The issue here is not that they served you water; you don’t need to tip separately for the water or the fact that they had to re-set the table you were sitting at. But you should be tipping for take-away regardless, even if it’s not full-service. Tip what you normally tip and say thank you for the water.
Having said that, I understand that there is some confusion over why people would be tipping on take-out food --- there wasn’t a lot of service. In most restaurants, the servers tip out the busboys, hosts and bar through a percentage of their tips, but in some restaurants, front of the house tips out the back of the house as well. In those cases, the entire restaurant is motivated by the promise of tips to give you great service, so you’re tipping the whole joint. The burden is more on the server to provide good service because, that’s their job (yes, we at Urbane Libertine have been servers) but the whole restaurant is hustling to make sure you like your mixed baby greens. Even if you get your food takeout (“But we didn’t use plates"), the dishwasher is still scrubbing all the prep plates and sautee pans that your food was cooked on, someone had to answer your phone call and run your stupid credit card, and – surprise! – someone actually cooked your food.

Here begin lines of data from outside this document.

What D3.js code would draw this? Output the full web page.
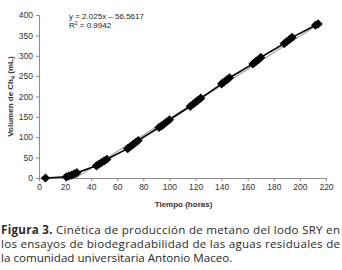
<!DOCTYPE html>
<html>
<head>
<meta charset="utf-8">
<script src="https://cdn.jsdelivr.net/npm/d3@7"></script>
<style>
  body { margin: 0; background: #fff; }
  svg { display: block; }
</style>
</head>
<body>
<script>
// Tiempo (horas) and volumen de CH4 (mL)
const tiempo = [5, 21, 23, 25, 27, 29, 44, 46, 48, 50, 52, 68, 70, 72, 74, 76,
  92, 94, 96, 98, 100, 116, 118, 120, 122, 124, 140, 142, 144, 146,
  164, 166, 168, 170, 188, 190, 192, 194, 212, 214];
const volumen = [0, 3, 5, 7, 10, 13, 30, 34, 38, 42, 46, 72, 77, 82, 87, 92,
  124, 128, 133, 138, 143, 176, 181, 186, 191, 196, 231, 236, 241, 246,
  280, 285, 290, 296, 330, 335, 340, 345, 375, 378];
const xTicks = [0, 20, 40, 60, 80, 100, 120, 140, 160, 180, 200, 220];
const yTicks = [0, 50, 100, 150, 200, 250, 300, 350, 400];
const pendiente = 2.025, intercepto = -56.5617;
const captionLines = [
  ["Figura 3.", " Cinética de producción de metano del lodo SRY en"],
  ["", "los ensayos de biodegradabilidad de las aguas residuales de"],
  ["", "la comunidad universitaria Antonio Maceo."]
];

const width = 342, height = 270;
const margin = { top: 15, right: 16, bottom: 92, left: 39 };

const svg = d3.select("body").append("svg")
  .attr("width", width)
  .attr("height", height);

const x = d3.scaleLinear().domain([0, 220]).range([margin.left, width - margin.right]);
const y = d3.scaleLinear().domain([0, 400]).range([height - margin.bottom, margin.top]);

const axisFont = "'Liberation Sans Narrow', 'Arial Narrow', 'Liberation Sans', sans-serif";

// axes
const xAxis = svg.append("g")
  .attr("transform", `translate(0,${y(0)})`)
  .call(d3.axisBottom(x).tickValues(xTicks).tickSize(3).tickPadding(3));
const yAxis = svg.append("g")
  .attr("transform", `translate(${x(0)},0)`)
  .call(d3.axisLeft(y).tickValues(yTicks).tickSize(3).tickPadding(3));

[xAxis, yAxis].forEach(g => {
  g.select(".domain").attr("stroke", "#8c8c8c");
  g.selectAll(".tick line").attr("stroke", "#8c8c8c");
  g.selectAll("text")
    .attr("fill", "#333")
    .style("font-family", axisFont)
    .style("font-size", "8.5px");
});

// trendline
const xStart = -intercepto / pendiente;
svg.append("line")
  .attr("x1", x(xStart)).attr("y1", y(0))
  .attr("x2", x(214)).attr("y2", y(pendiente * 214 + intercepto))
  .attr("stroke", "#a0a0a0")
  .attr("stroke-width", 1.2);

// data line
const pts = tiempo.map((t, i) => [t, volumen[i]]);
svg.append("path")
  .datum(pts)
  .attr("fill", "none")
  .attr("stroke", "#000")
  .attr("stroke-width", 1.6)
  .attr("d", d3.line().x(d => x(d[0])).y(d => y(d[1])));

// diamond markers
svg.append("g").selectAll("path")
  .data(pts)
  .join("path")
  .attr("transform", d => `translate(${x(d[0])},${y(d[1])})`)
  .attr("d", "M0,-4.6L4.6,0L0,4.6L-4.6,0Z")
  .attr("fill", "#000");

// equation
const eq = svg.append("text")
  .attr("x", 69).attr("y", 19)
  .style("font-family", axisFont)
  .style("font-size", "8px")
  .attr("fill", "#222");
eq.text("y = 2.025x \u2013 56.5617");
const r2 = svg.append("text")
  .attr("x", 69).attr("y", 28)
  .style("font-family", axisFont)
  .style("font-size", "8px")
  .attr("fill", "#222");
r2.append("tspan").text("R");
r2.append("tspan").attr("dy", -3).style("font-size", "5px").text("2");
r2.append("tspan").attr("dy", 3).text(" = 0.9942");

// axis titles
svg.append("text")
  .attr("x", (x(0) + x(220)) / 2 + 1)
  .attr("y", 207)
  .attr("text-anchor", "middle")
  .style("font-family", axisFont)
  .style("font-size", "8px")
  .style("font-weight", "bold")
  .attr("fill", "#333")
  .text("Tiempo (horas)");

const yt = svg.append("text")
  .attr("transform", `translate(13,${(y(0) + y(400)) / 2}) rotate(-90)`)
  .attr("text-anchor", "middle")
  .style("font-family", axisFont)
  .style("font-size", "8px")
  .style("font-weight", "bold")
  .attr("fill", "#333");
yt.append("tspan").text("Volumen de Ch");
yt.append("tspan").attr("dy", 2).style("font-size", "5.5px").text("4");
yt.append("tspan").attr("dy", -2).text(" (mL)");

// caption
const capFont = "'Open Sans', 'Noto Sans', sans-serif";
captionLines.forEach((ln, i) => {
  const t = svg.append("text")
    .attr("x", 1)
    .attr("y", 234 + i * 14)
    .style("font-family", capFont)
    .style("font-size", "11.6px")
    .attr("fill", "#2a2a2a");
  if (i < 2) t.attr("textLength", 339).attr("lengthAdjust", "spacing");
  if (ln[0]) t.append("tspan").style("font-weight", "bold").text(ln[0]);
  t.append("tspan").text(ln[1]);
});
</script>
</body>
</html>
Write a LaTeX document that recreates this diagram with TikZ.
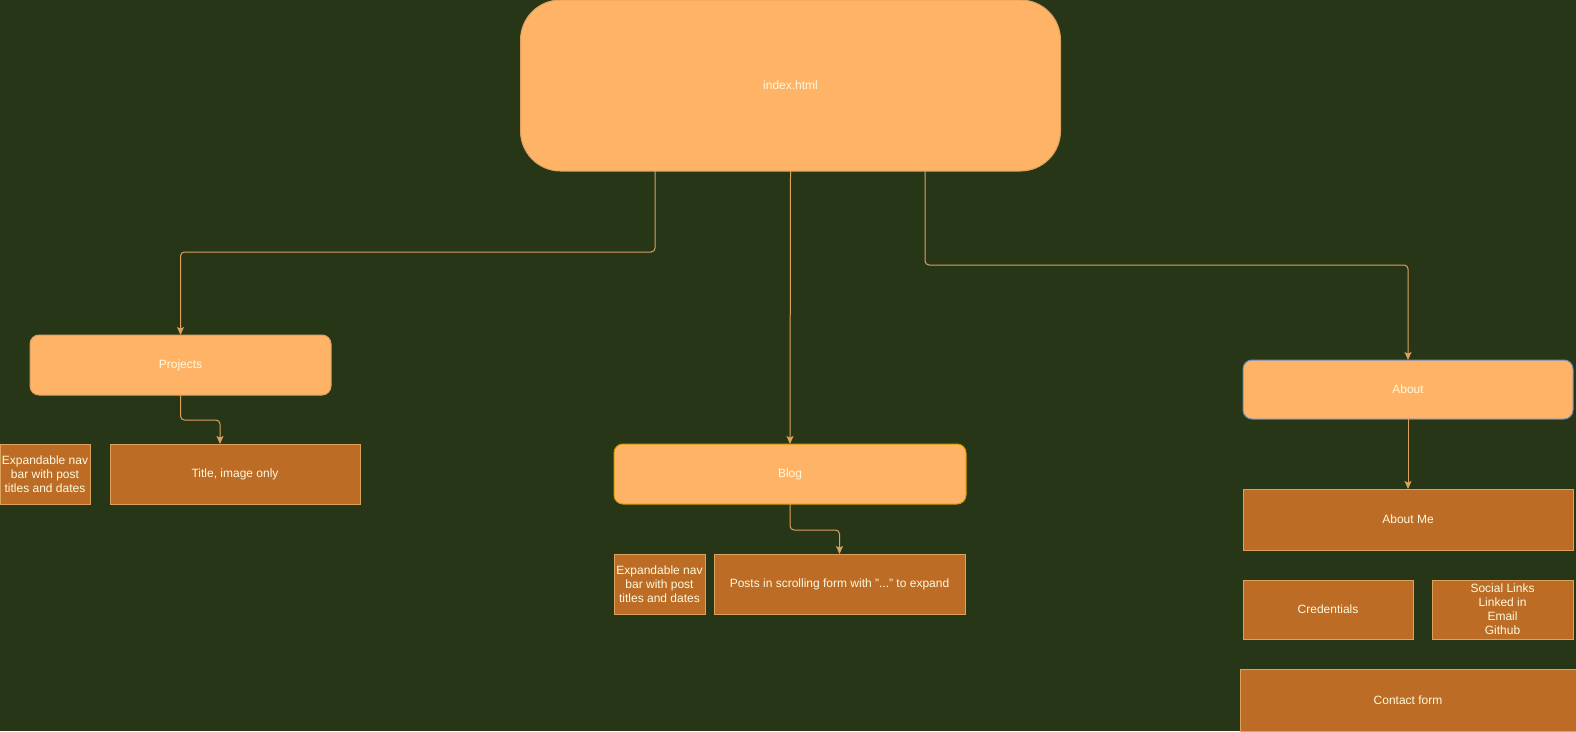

Some restaurants pool tips so that everyone gets an equal share, some restaurants mandate that servers tip the back of the house a certain percentage and some may just leave it up to the server on the honor system (remember reporting tips to the IRS? Oh, yeah, that honor system), and many don't tip the back of the house at all but pay them a higher wage than the servers.
As to how much: I think that most people would feel that tipping 15% on your takeout bill is okay even if you’d tip 20% were you sitting down to eat in the same restaurant . When all is said and done, people choose their tip from a socially mandated range, depending on how they feel when the bill is handed to them, and poor service or absence of service is a lot more noticeable to one’s mood than someone hustling behind the scenes and having a sparkly personality. In the end, we’re may just kind of fickle and motivated by our own curmudgeonly and nonsensical instances.